begin Input

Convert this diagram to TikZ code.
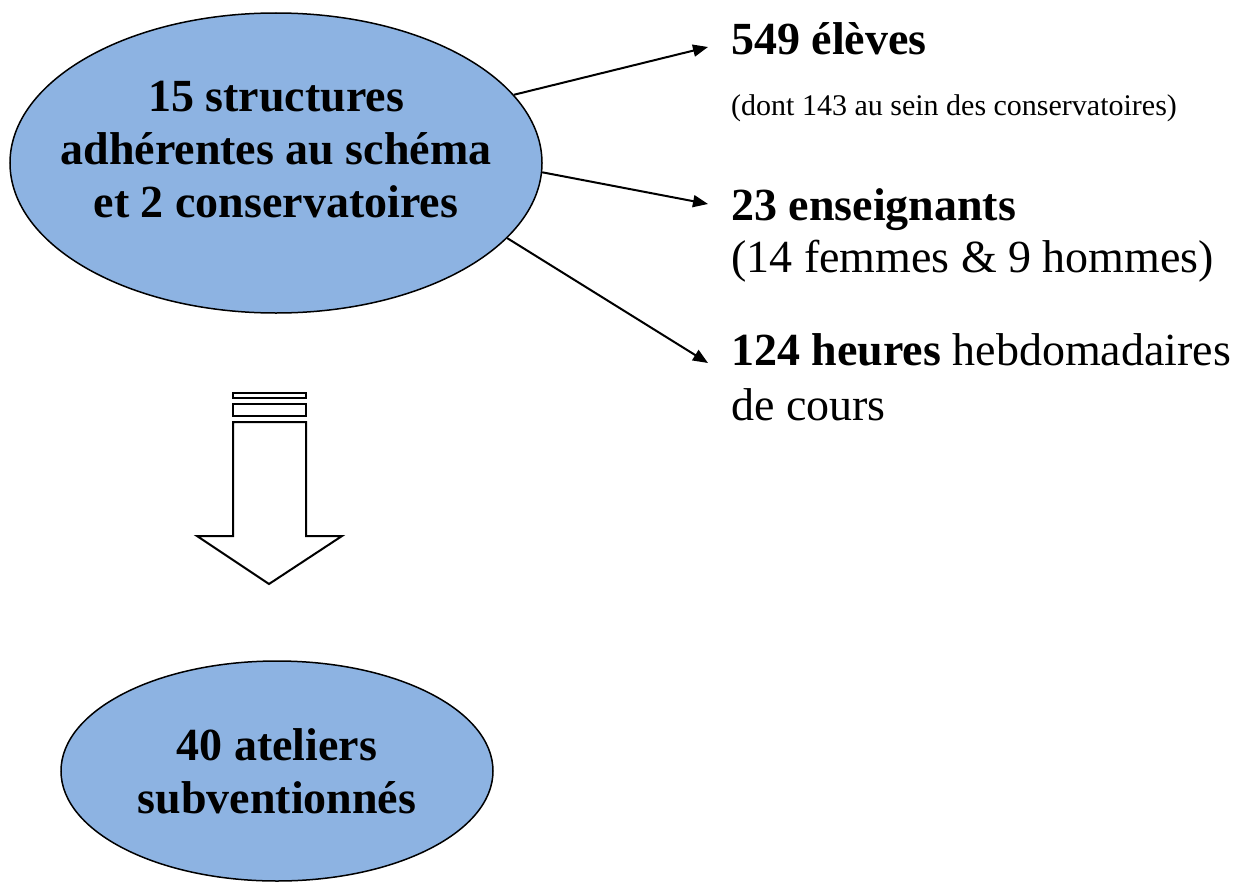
\documentclass[tikz,border=0pt]{standalone}
\usepackage{fontspec}
\setmainfont{Liberation Serif}
\usetikzlibrary{shapes.geometric,arrows.meta}
\definecolor{ellblue}{RGB}{141,179,226}
\begin{document}
\begin{tikzpicture}[x=1pt,y=-1pt,
  blob/.style={ellipse, draw=black, line width=1.5pt, fill=ellblue, inner sep=0pt},
  bigr/.style={font=\fontsize{46}{53}\selectfont},
  bigb/.style={font=\fontsize{46}{53}\selectfont\bfseries},
  smallr/.style={font=\fontsize{30}{35}\selectfont},
  txt/.style={anchor=base west, inner sep=0pt},
  link/.style={-{Triangle[length=15pt,width=12pt]}, line width=2pt},
  outl/.style={draw=black, line width=2pt, fill=white, line join=miter}]
\useasboundingbox (0,0) rectangle (1250,883);
% ellipses
\node[blob, minimum width=532pt, minimum height=300pt] (e1) at (276,163) {};
\node[bigb, align=center, inner sep=0pt] (t1) at (276,150) {15 structures\\adhérentes au schéma\\et 2 conservatoires};
\node[blob, minimum width=432pt, minimum height=220pt] (e2) at (277,771) {};
\node[bigb, align=center, inner sep=0pt] (t2) at (277,771) {40 ateliers\\subventionnés};
% right texts
\node[bigb, txt] (r1) at (731,55) {549 élèves};
\node[smallr, txt] (r1b) at (731,115) {(dont 143 au sein des conservatoires)};
\node[bigb, txt] (r2) at (731,220) {23 enseignants};
\node[bigr, txt] (r2b) at (731,272) {(14 femmes \& 9 hommes)};
\node[bigr, txt] (r3) at (731,365) {\textbf{124 heures} hebdomadaires};
\node[bigr, txt] (r3b) at (731,420) {de cours};
% arrow tips
\coordinate (a1) at (708,47);
\coordinate (a2) at (708,204);
\coordinate (a3) at (708,363);
\draw[link] (e1.16) -- (a1);
\draw[link] (e1.-2.6) -- (a2);
\draw[link] (e1.-18.6) -- (a3);
% block arrow
\draw[outl] (233,393) rectangle (306,398);
\draw[outl] (233,404) rectangle (306,416);
\draw[outl] (233,422) -- (306,422) -- (306,536) -- (342,536) -- (269,584) -- (197,536) -- (233,536) -- cycle;
\end{tikzpicture}
\end{document}
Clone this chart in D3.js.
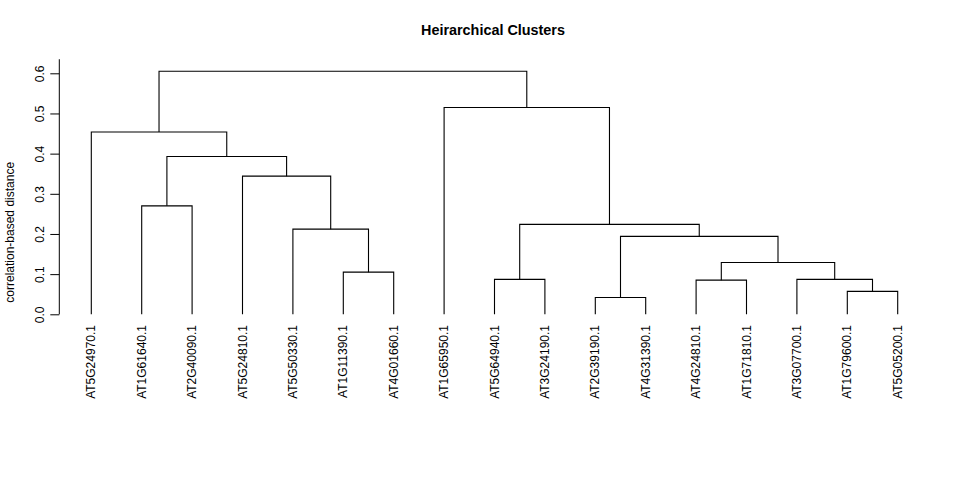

end Input

Requirements —
Quote the entries above word for word. Leave the images out.

Full response —
Convert this diagram to TikZ code.
\documentclass[tikz,border=0pt]{standalone}
\usepackage{fontspec}
\setmainfont{Liberation Serif}
\usetikzlibrary{shapes.geometric,arrows.meta}
\definecolor{ellblue}{RGB}{141,179,226}
\begin{document}
\begin{tikzpicture}[x=1pt,y=-1pt,
  blob/.style={ellipse, draw=black, line width=1.5pt, fill=ellblue, inner sep=0pt},
  bigr/.style={font=\fontsize{46}{53}\selectfont},
  bigb/.style={font=\fontsize{46}{53}\selectfont\bfseries},
  smallr/.style={font=\fontsize{30}{35}\selectfont},
  txt/.style={anchor=base west, inner sep=0pt},
  link/.style={-{Triangle[length=15pt,width=12pt]}, line width=2pt},
  outl/.style={draw=black, line width=2pt, fill=white, line join=miter}]
\useasboundingbox (0,0) rectangle (1250,883);
% ellipses
\node[blob, minimum width=532pt, minimum height=300pt] (e1) at (276,163) {};
\node[bigb, align=center, inner sep=0pt] (t1) at (276,150) {15 structures\\adhérentes au schéma\\et 2 conservatoires};
\node[blob, minimum width=432pt, minimum height=220pt] (e2) at (277,771) {};
\node[bigb, align=center, inner sep=0pt] (t2) at (277,771) {40 ateliers\\subventionnés};
% right texts
\node[bigb, txt] (r1) at (731,55) {549 élèves};
\node[smallr, txt] (r1b) at (731,115) {(dont 143 au sein des conservatoires)};
\node[bigb, txt] (r2) at (731,220) {23 enseignants};
\node[bigr, txt] (r2b) at (731,272) {(14 femmes \& 9 hommes)};
\node[bigr, txt] (r3) at (731,365) {\textbf{124 heures} hebdomadaires};
\node[bigr, txt] (r3b) at (731,420) {de cours};
% arrow tips
\coordinate (a1) at (708,47);
\coordinate (a2) at (708,204);
\coordinate (a3) at (708,363);
\draw[link] (e1.16) -- (a1);
\draw[link] (e1.-2.6) -- (a2);
\draw[link] (e1.-18.6) -- (a3);
% block arrow
\draw[outl] (233,393) rectangle (306,398);
\draw[outl] (233,404) rectangle (306,416);
\draw[outl] (233,422) -- (306,422) -- (306,536) -- (342,536) -- (269,584) -- (197,536) -- (233,536) -- cycle;
\end{tikzpicture}
\end{document}
Clone this chart in D3.js.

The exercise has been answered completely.